The airport handles about 7 regularly-served nonstop destinations, flown by Thai AirAsia, Thai Lion Air, Thai Airways, Thai Vietjet Air, Nok Air and Scoot. Routes concentrate on the two Bangkok airports plus international links to Singapore and Kuala Lumpur and domestic service north to Chiang Mai.

Can you fly direct from Thailand to the United States?

No. There are currently no nonstop passenger flights between Thailand and the United States from any Thai airport. The route data confirms it — not a single Thai airport shows a direct US connection.

Thai Airways operated nonstop service to the US years ago, but ultra-long-haul economics and a period when Thailand’s civil-aviation authority was downgraded by the US FAA (which blocked the launch of new US routes until the rating was restored in 2019) pushed those flights off the map. Since then, no carrier has reinstated nonstop Thailand–US service.

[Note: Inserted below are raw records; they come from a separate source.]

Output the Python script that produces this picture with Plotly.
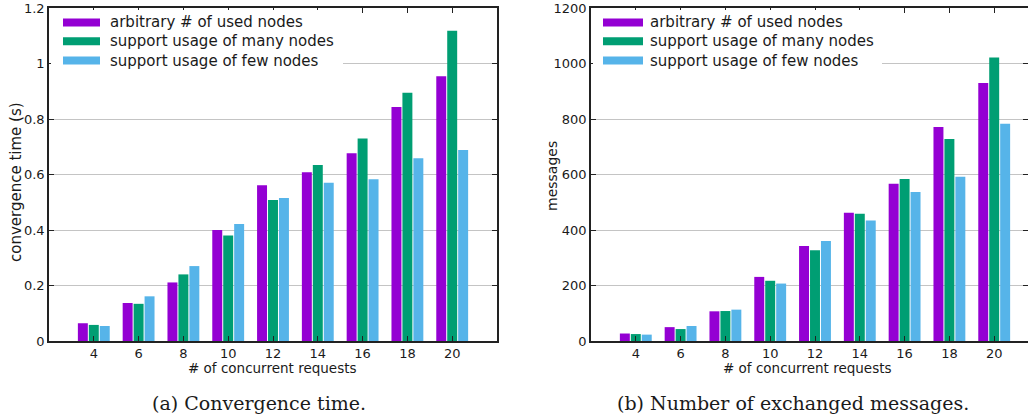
import plotly.graph_objects as go

requests = [4, 6, 8, 10, 12, 14, 16, 18, 20]
series_names = ["arbitrary # of used nodes", "support usage of many nodes", "support usage of few nodes"]
colors = ["#9400D3", "#009E73", "#56B4E9"]

time_arbitrary = [0.064, 0.137, 0.211, 0.400, 0.561, 0.608, 0.677, 0.843, 0.954]
time_many = [0.058, 0.134, 0.240, 0.380, 0.508, 0.634, 0.730, 0.895, 1.118]
time_few = [0.054, 0.161, 0.270, 0.422, 0.515, 0.570, 0.583, 0.659, 0.688]

msg_arbitrary = [27, 50, 107, 231, 342, 462, 567, 771, 930]
msg_many = [25, 43, 108, 217, 327, 459, 584, 728, 1022]
msg_few = [23, 54, 113, 207, 360, 434, 537, 592, 783]

W, H = 1028, 419
FONT = "DejaVu Sans"
TXT = "#1a1a1a"

def px(x):
    return x / W

def py(y):
    return 1 - y / H

fig = go.Figure()

left_series = [time_arbitrary, time_many, time_few]
right_series = [msg_arbitrary, msg_many, msg_few]
for i in range(3):
    fig.add_trace(go.Bar(x=requests, y=left_series[i], name=series_names[i],
                         marker=dict(color=colors[i], line=dict(width=0)),
                         xaxis="x", yaxis="y", showlegend=False, offsetgroup=str(i)))
    fig.add_trace(go.Bar(x=requests, y=right_series[i], name=series_names[i],
                         marker=dict(color=colors[i], line=dict(width=0)),
                         xaxis="x2", yaxis="y2", showlegend=False, offsetgroup=str(i)))

# plot areas (pixel)
L1, R1 = 49, 497
L2, R2 = 591, 1028
TOP, BOT = 8, 341
unit = (R1 - L1) / 20.0

common_x = dict(tickvals=requests, ticks="inside", ticklen=5, tickcolor="#222",
                showline=True, linecolor="#222", linewidth=1.5, mirror="ticks",
                showgrid=False, zeroline=False, automargin=False,
                tickfont=dict(family=FONT, size=13, color=TXT))
common_y = dict(ticks="inside", ticklen=5, tickcolor="#222",
                showline=True, linecolor="#222", linewidth=1.5, mirror="ticks",
                showgrid=True, gridcolor="#c4c4c4", gridwidth=1, zeroline=False,
                automargin=False,
                tickfont=dict(family=FONT, size=13, color=TXT))

fig.update_layout(
    width=W, height=H,
    margin=dict(l=0, r=0, t=0, b=0, autoexpand=False),
    paper_bgcolor="white", plot_bgcolor="white",
    barmode="group", bargap=0.267, bargroupgap=0.09,
    showlegend=False,
    xaxis=dict(domain=[px(L1), px(R1)], range=[2, 22], anchor="y", **common_x),
    yaxis=dict(domain=[py(BOT), py(TOP)], range=[0, 1.2], anchor="x",
               tickvals=[0, 0.2, 0.4, 0.6, 0.8, 1.0, 1.2],
               ticktext=["0", "0.2", "0.4", "0.6", "0.8", "1", "1.2"], **common_y),
    xaxis2=dict(domain=[px(L2), px(R2)], range=[2, 2 + (R2 - L2) / unit], anchor="y2", **common_x),
    yaxis2=dict(domain=[py(BOT), py(TOP)], range=[0, 1200], anchor="x2",
                tickvals=[0, 200, 400, 600, 800, 1000, 1200], **common_y),
)

shapes = []
annotations = []

def add_legend(x_rect0, x_rect1, x_text, box_right, plot_left):
    shapes.append(dict(type="rect", xref="paper", yref="paper",
                       x0=px(plot_left + 2), x1=px(box_right), y0=py(72), y1=py(TOP + 2),
                       fillcolor="white", line=dict(width=0), layer="above"))
    rows = [22.5, 41.2, 60.5]
    for i, name in enumerate(series_names):
        yc = rows[i]
        shapes.append(dict(type="rect", xref="paper", yref="paper",
                           x0=px(x_rect0), x1=px(x_rect1), y0=py(yc + 4), y1=py(yc - 4),
                           fillcolor=colors[i], line=dict(width=0), layer="above"))
        annotations.append(dict(text=name, xref="paper", yref="paper",
                                x=px(x_text), y=py(yc), xanchor="left", yanchor="middle",
                                showarrow=False, font=dict(family=FONT, size=15, color=TXT)))

add_legend(63, 100, 108, 343, L1)
add_legend(603, 643, 648, 882, L2)

# axis titles
annotations.append(dict(text="convergence time (s)", xref="paper", yref="paper",
                        x=px(16), y=py(182), textangle=-90, showarrow=False,
                        xanchor="center", yanchor="middle",
                        font=dict(family=FONT, size=15, color=TXT)))
annotations.append(dict(text="messages", xref="paper", yref="paper",
                        x=px(552), y=py(176), textangle=-90, showarrow=False,
                        xanchor="center", yanchor="middle",
                        font=dict(family=FONT, size=14, color=TXT)))
annotations.append(dict(text="# of concurrent requests", xref="paper", yref="paper",
                        x=px(272), y=py(368), showarrow=False,
                        xanchor="center", yanchor="middle",
                        font=dict(family=FONT, size=13.5, color=TXT)))
annotations.append(dict(text="# of concurrent requests", xref="paper", yref="paper",
                        x=px(807), y=py(368), showarrow=False,
                        xanchor="center", yanchor="middle",
                        font=dict(family=FONT, size=13.5, color=TXT)))
# captions
annotations.append(dict(text="(a) Convergence time.", xref="paper", yref="paper",
                        x=px(259), y=py(403), showarrow=False,
                        xanchor="center", yanchor="middle",
                        font=dict(family="DejaVu Serif", size=19, color=TXT)))
annotations.append(dict(text="(b) Number of exchanged messages.", xref="paper", yref="paper",
                        x=px(793), y=py(403), showarrow=False,
                        xanchor="center", yanchor="middle",
                        font=dict(family="DejaVu Serif", size=19, color=TXT)))

fig.update_layout(shapes=shapes, annotations=annotations)
fig.write_html("out.html", config={"displayModeBar": False},
               post_script="document.body.style.margin='0px';document.body.style.overflow='hidden';")
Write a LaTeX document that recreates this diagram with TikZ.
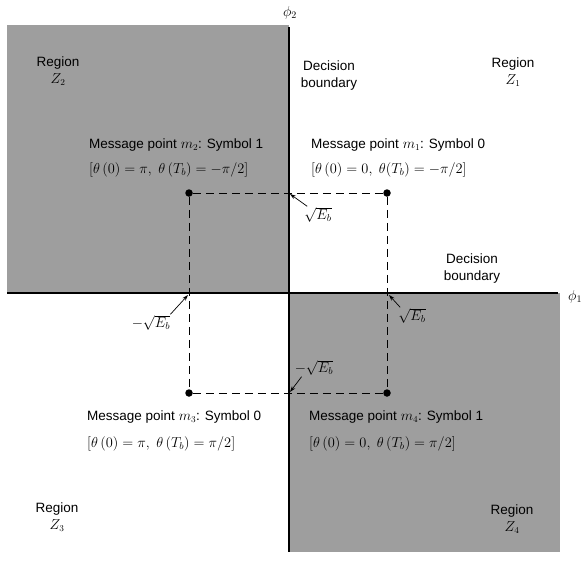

In practice, travellers connect through a major hub. The most common one-stop options route via East Asia (Tokyo, Seoul, Taipei or Hong Kong on carriers such as ANA, Japan Airlines, Korean Air, EVA Air or Cathay Pacific), via the Gulf (Doha or Dubai on Qatar Airways and Emirates), or via Europe. From Bangkok’s Suvarnabhumi you’ll find the widest choice of these connecting itineraries.